To do
Leave out all pictures. Return exactly the lines from the top of the material through the line containing "fig = plt.figure(figsize=(W".
******************************
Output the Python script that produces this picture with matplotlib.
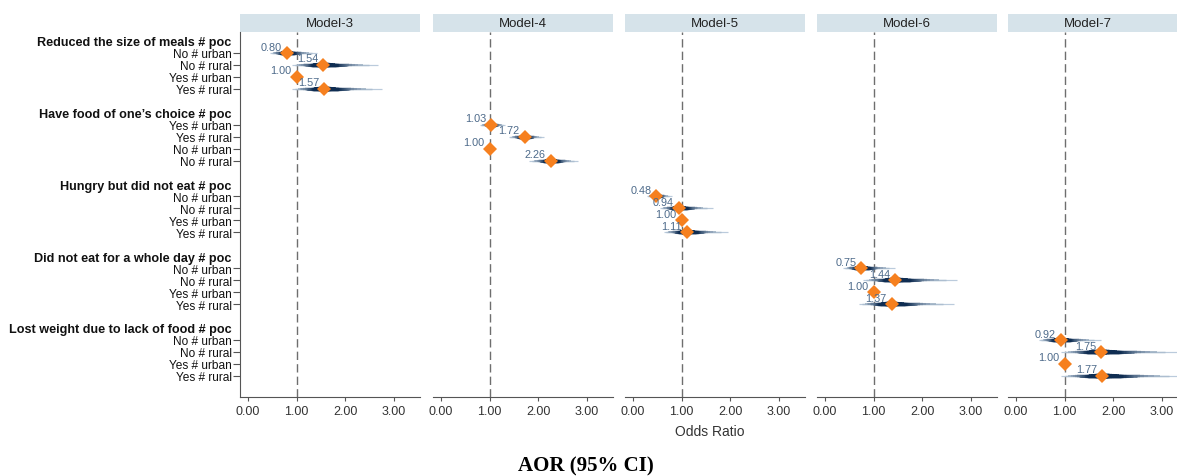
"""Odds ratio coefplot, one panel per model."""

import matplotlib
matplotlib.use("Agg")

import numpy as np
import matplotlib.pyplot as plt
from matplotlib.patches import Rectangle
from matplotlib.colors import to_rgb
from statistics import NormalDist

plt.rcParams["font.family"] = ["Liberation Sans", "DejaVu Sans"]

# ---- data -------------------------------------------------------------
models = ["Model-3", "Model-4", "Model-5", "Model-6", "Model-7"]

groups = [
    "Reduced the size of meals # poc",
    "Have food of one\u2019s choice # poc",
    "Hungry but did not eat # poc",
    "Did not eat for a whole day # poc",
    "Lost weight due to lack of food # poc",
]

row_labels = [
    ["No # urban", "No # rural", "Yes # urban", "Yes # rural"],
    ["Yes # urban", "Yes # rural", "No # urban", "No # rural"],
    ["No # urban", "No # rural", "Yes # urban", "Yes # rural"],
    ["No # urban", "No # rural", "Yes # urban", "Yes # rural"],
    ["No # urban", "No # rural", "Yes # urban", "Yes # rural"],
]

aor = [
    [0.80, 1.54, 1.00, 1.57],
    [1.03, 1.72, 1.00, 2.26],
    [0.48, 0.94, 1.00, 1.11],
    [0.75, 1.44, 1.00, 1.37],
    [0.92, 1.75, 1.00, 1.77],
]

# 95% CI bounds (None = reference category)
ci_lo = [
    [0.45, 0.90, None, 0.90],
    [0.80, 1.39, None, 1.82],
    [0.29, 0.55, None, 0.63],
    [0.38, 0.78, None, 0.70],
    [0.48, 0.93, None, 0.93],
]
ci_hi = [
    [1.42, 2.67, None, 2.75],
    [1.32, 2.11, None, 2.81],
    [0.80, 1.64, None, 1.95],
    [1.45, 2.71, None, 2.65],
    [1.74, 3.35, None, 3.45],
]

xticks = [0, 1, 2, 3]

# ---- styling ----------------------------------------------------------
W, H = 1177, 477
ORANGE = "#f6801f"
LABEL_BLUE = "#4d6a8a"
DARK = np.array(to_rgb("#0f2d52"))
LIGHT = np.array(to_rgb("#cddcea"))
STRIP = "#d6e3ea"
AXIS_GREY = "#555555"

panel_left = [240, 433, 625, 817, 1008]
panel_w = 180
ax_top, ax_bot = 33, 398
strip_h = 18

SLOTS = 6  # header + 4 rows + blank

fig = plt.figure(figsize=(W / 100, H / 100), dpi=100)

levels = np.linspace(95, 3, 24)
nd = NormalDist()
z95 = nd.inv_cdf(0.975)

axes = []
for m, name in enumerate(models):
    ax = fig.add_axes([panel_left[m] / W, 1 - ax_bot / H,
                       panel_w / W, (ax_bot - ax_top) / H])
    axes.append(ax)
    ax.set_xlim(-0.165, 3.54)
    ax.set_ylim(29.77, -0.75)

    # reference line at OR = 1
    ax.axvline(1, color="#6e6e6e", lw=1.0, ls=(0, (6, 3)), zorder=1)

    g = m
    for r in range(4):
        y = g * SLOTS + 1 + r
        val = aor[g][r]
        lo, hi = ci_lo[g][r], ci_hi[g][r]
        if lo is not None:
            c = (np.log(lo) + np.log(hi)) / 2
            se = (np.log(hi) - np.log(lo)) / (2 * z95)
            for lev in levels:
                z = nd.inv_cdf(0.5 + lev / 200)
                t = 1 - lev / 100
                col = LIGHT + (DARK - LIGHT) * min(1.0, t * 1.9)
                ax.plot([np.exp(c - z * se), np.exp(c + z * se)], [y, y],
                        color=col, lw=0.6 + 3.0 * t ** 0.8,
                        solid_capstyle="butt", zorder=2, clip_on=True)
        ax.plot(val, y, marker="D", color=ORANGE, markersize=7.3,
                markeredgewidth=0, zorder=4)
        ax.annotate(f"{val:.2f}", (val, y), xytext=(-3.5, 1),
                    textcoords="offset points", ha="right", va="bottom",
                    fontsize=7.8, color=LABEL_BLUE, zorder=5)

    # strip header
    ax.add_patch(Rectangle((0, 1), 1, strip_h / (ax_bot - ax_top),
                           transform=ax.transAxes, facecolor=STRIP,
                           edgecolor="none", clip_on=False))
    tx = 0.5 if m < len(models) - 1 else 0.445
    ax.text(tx, 1 + strip_h / 2 / (ax_bot - ax_top), name,
            transform=ax.transAxes, ha="center", va="center",
            fontsize=9.5, color="#222222")

    ax.set_xticks(xticks)
    ax.set_xticklabels([f"{v:.2f}" for v in xticks])
    ax.tick_params(axis="x", length=3, width=0.8, color=AXIS_GREY,
                   labelsize=9, labelcolor="#333333", pad=3)
    for s in ["top", "right"]:
        ax.spines[s].set_visible(False)
    ax.spines["bottom"].set_color(AXIS_GREY)
    ax.spines["bottom"].set_linewidth(0.8)

    if m == 0:
        ypos, ylabs, is_head = [], [], []
        for gi, gname in enumerate(groups):
            ypos.append(gi * SLOTS)
            ylabs.append(gname)
            is_head.append(True)
            for r, lab in enumerate(row_labels[gi]):
                ypos.append(gi * SLOTS + 1 + r)
                ylabs.append(lab)
                is_head.append(False)
        ax.set_yticks(ypos)
        ax.set_yticklabels(ylabs)
        ax.tick_params(axis="y", length=5, width=0.8, color=AXIS_GREY,
                       labelsize=8.6, labelcolor="#111111", pad=1)
        for tick, lab, head in zip(ax.yaxis.get_major_ticks(),
                                   ax.get_yticklabels(), is_head):
            if head:
                tick.tick1line.set_visible(False)
                lab.set_fontweight("bold")
                lab.set_fontsize(9.1)
        ax.spines["left"].set_color(AXIS_GREY)
        ax.spines["left"].set_linewidth(0.8)
    else:
        ax.set_yticks([])
        ax.spines["left"].set_visible(False)

fig.text(710 / W, 1 - 432 / H, "Odds Ratio", ha="center", va="center",
         fontsize=10, color="#333333")
fig.text(586 / W, 1 - 466 / H, "AOR (95% CI)", ha="center", va="center",
         fontsize=15, fontweight="bold", family="Liberation Serif")

fig.savefig("out.png", dpi=100, facecolor="white")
******************************
Response to this exercise
Output the Python script that produces this picture with matplotlib.
"""Odds ratio coefplot, one panel per model."""

import matplotlib
matplotlib.use("Agg")

import numpy as np
import matplotlib.pyplot as plt
from matplotlib.patches import Rectangle
from matplotlib.colors import to_rgb
from statistics import NormalDist

plt.rcParams["font.family"] = ["Liberation Sans", "DejaVu Sans"]

# ---- data -------------------------------------------------------------
models = ["Model-3", "Model-4", "Model-5", "Model-6", "Model-7"]

groups = [
    "Reduced the size of meals # poc",
    "Have food of one\u2019s choice # poc",
    "Hungry but did not eat # poc",
    "Did not eat for a whole day # poc",
    "Lost weight due to lack of food # poc",
]

row_labels = [
    ["No # urban", "No # rural", "Yes # urban", "Yes # rural"],
    ["Yes # urban", "Yes # rural", "No # urban", "No # rural"],
    ["No # urban", "No # rural", "Yes # urban", "Yes # rural"],
    ["No # urban", "No # rural", "Yes # urban", "Yes # rural"],
    ["No # urban", "No # rural", "Yes # urban", "Yes # rural"],
]

aor = [
    [0.80, 1.54, 1.00, 1.57],
    [1.03, 1.72, 1.00, 2.26],
    [0.48, 0.94, 1.00, 1.11],
    [0.75, 1.44, 1.00, 1.37],
    [0.92, 1.75, 1.00, 1.77],
]

# 95% CI bounds (None = reference category)
ci_lo = [
    [0.45, 0.90, None, 0.90],
    [0.80, 1.39, None, 1.82],
    [0.29, 0.55, None, 0.63],
    [0.38, 0.78, None, 0.70],
    [0.48, 0.93, None, 0.93],
]
ci_hi = [
    [1.42, 2.67, None, 2.75],
    [1.32, 2.11, None, 2.81],
    [0.80, 1.64, None, 1.95],
    [1.45, 2.71, None, 2.65],
    [1.74, 3.35, None, 3.45],
]

xticks = [0, 1, 2, 3]

# ---- styling ----------------------------------------------------------
W, H = 1177, 477
ORANGE = "#f6801f"
LABEL_BLUE = "#4d6a8a"
DARK = np.array(to_rgb("#0f2d52"))
LIGHT = np.array(to_rgb("#cddcea"))
STRIP = "#d6e3ea"
AXIS_GREY = "#555555"

panel_left = [240, 433, 625, 817, 1008]
panel_w = 180
ax_top, ax_bot = 33, 398
strip_h = 18

SLOTS = 6  # header + 4 rows + blank

fig = plt.figure(figsize=(W / 100, H / 100), dpi=100)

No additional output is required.